At year eleven we had the whole year level attend a workshop over two excursions to the “Big Issue.” The seminars introduced the purpose of the magazine, which is to raise awareness about issues of homelessness as well as provide opportunities for people to gain employment and work skills and to reconnect with society. Sellers get half the purchase price of the magazine (five dollars) for their pay. After the workshop we all went out and found a seller to buy a magazine after an awareness-raising walk around the city. We then had lunch at “Crossways” restaurant, which is recommended for students, the homeless and unemployed. It is another great organisation, which reaches out and empowers the vulnerable and they do a wonderful jib.

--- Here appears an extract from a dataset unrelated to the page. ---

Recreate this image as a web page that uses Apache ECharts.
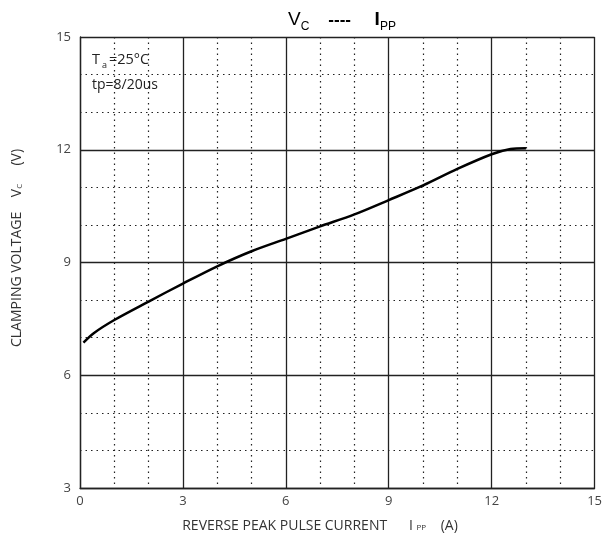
<!DOCTYPE html>
<html>
<head>
<meta charset="utf-8">
<script src="https://cdn.jsdelivr.net/npm/echarts@6/dist/echarts.min.js"></script>
<style>
html,body{margin:0;padding:0;background:#fff;}
#c{width:605px;height:541px;}
</style>
</head>
<body>
<div id="c"></div>
<script>
// Data
const currentA = [0.1, 0.4, 1.0, 2.0, 3.0, 4.0, 5.0, 6.0, 7.0, 8.0, 9.0, 10.0, 11.0, 12.0, 12.55, 13.0];
const clampV   = [6.87, 7.12, 7.47, 7.96, 8.44, 8.9, 9.3, 9.63, 9.96, 10.28, 10.66, 11.05, 11.49, 11.88, 12.02, 12.04];
const xTicks = [0, 3, 6, 9, 12, 15];
const yTicks = [3, 6, 9, 12, 15];

const font = 'Open Sans';
const chart = echarts.init(document.getElementById('c'), null, {renderer: 'canvas'});
chart.setOption({
  animation: false,
  backgroundColor: '#fff',
  grid: {left: 80, right: 10, top: 37, bottom: 53, show: false},
  xAxis: {
    type: 'value', min: 0, max: 15, interval: 3,
    axisLine: {show: true, onZero: false, lineStyle: {color: '#222', width: 1.3}},
    axisTick: {show: false},
    axisLabel: {margin: 7, fontFamily: font, fontSize: 13, color: '#444',
      formatter: v => xTicks.includes(v) ? String(v) : ''},
    splitLine: {show: true, lineStyle: {color: '#222', width: 1.3}},
    minorTick: {show: false, splitNumber: 3},
    minorSplitLine: {show: true, lineStyle: {color: '#222', width: 1.2, type: [1.5, 4]}}
  },
  yAxis: {
    type: 'value', min: 3, max: 15, interval: 3,
    axisLine: {show: true, onZero: false, lineStyle: {color: '#222', width: 1.3}},
    axisTick: {show: false},
    axisLabel: {margin: 9, fontFamily: font, fontSize: 13, color: '#444',
      formatter: v => yTicks.includes(v) ? String(v) : ''},
    splitLine: {show: true, lineStyle: {color: '#222', width: 1.3}},
    minorTick: {show: false, splitNumber: 3},
    minorSplitLine: {show: true, lineStyle: {color: '#222', width: 1.2, type: [1.5, 4]}}
  },
  graphic: [
    // title
    {type: 'text', x: 342, y: 20, style: {
      text: '{v|V}{s|C}{d|    ----     }{i|I}{s|PP}',
      align: 'center', verticalAlign: 'middle',
      rich: {
        v: {fontFamily: 'Liberation Sans', fontSize: 19, fill: '#000'},
        s: {fontFamily: 'Liberation Sans', fontSize: 12, fill: '#000', padding: [14, 0, 0, 0]},
        d: {fontFamily: 'Liberation Sans', fontSize: 17, fontWeight: 'bold', fill: '#000'},
        i: {fontFamily: 'Liberation Sans', fontSize: 19, fontWeight: 'bold', fill: '#000'}
      }
    }},
    // annotation
    {type: 'text', left: 92, top: 52, style: {
      text: '{t|T}{s|a}{t|=25°C}',
      rich: {t: {fontFamily: font, fontSize: 14.5, fill: '#222'},
             s: {fontFamily: font, fontSize: 9, fill: '#222', padding: [11, 2, 0, 2]}}
    }},
    {type: 'text', left: 92, top: 78, style: {
      text: 'tp=8/20us', fontFamily: font, fontSize: 14, fill: '#222'
    }},
    // x axis name
    {type: 'text', x: 320, y: 526, style: {
      text: '{t|REVERSE PEAK PULSE CURRENT      I }{s|PP}{t|    (A)}',
      align: 'center', verticalAlign: 'middle',
      rich: {t: {fontFamily: font, fontSize: 14, fill: '#333'},
             s: {fontFamily: font, fontSize: 8, fill: '#333', padding: [4, 0, 0, 0]}}
    }},
    // y axis name
    {type: 'text', x: 17, y: 248, rotation: Math.PI / 2, style: {
      text: '{t|CLAMPING VOLTAGE    V}{s|C}{t|     (V)}',
      align: 'center', verticalAlign: 'middle',
      rich: {t: {fontFamily: font, fontSize: 14, fill: '#333'},
             s: {fontFamily: font, fontSize: 8, fill: '#333', padding: [5, 0, 0, 0]}}
    }}
  ],
  series: [{
    type: 'line',
    data: currentA.map((x, i) => [x, clampV[i]]),
    smooth: 0.3,
    showSymbol: false,
    lineStyle: {color: '#000', width: 2.5}
  }]
});
</script>
</body>
</html>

Of course there has been much activity on a number of issues such as Fair Trade, child labour and refugee and detention centres as well as the upcoming social justice film night to see “The Sapphires” plus a social justice quiz night at the end of term three. It has been a busy but fruitful year. I would like to finish with a quote from Luke when Jesus tells his disciples to, “take up their cross daily.” He was reminding them that the work of the kingdom is ongoing and that they have to be in it for the long haul. It requires persistence. I would like to particularly thank the school leadership, the staff and the great dedication of many students who work to that end. Let’s keep chipping away at it daily. Have a great Christmas and let is start with some work for justice in your world.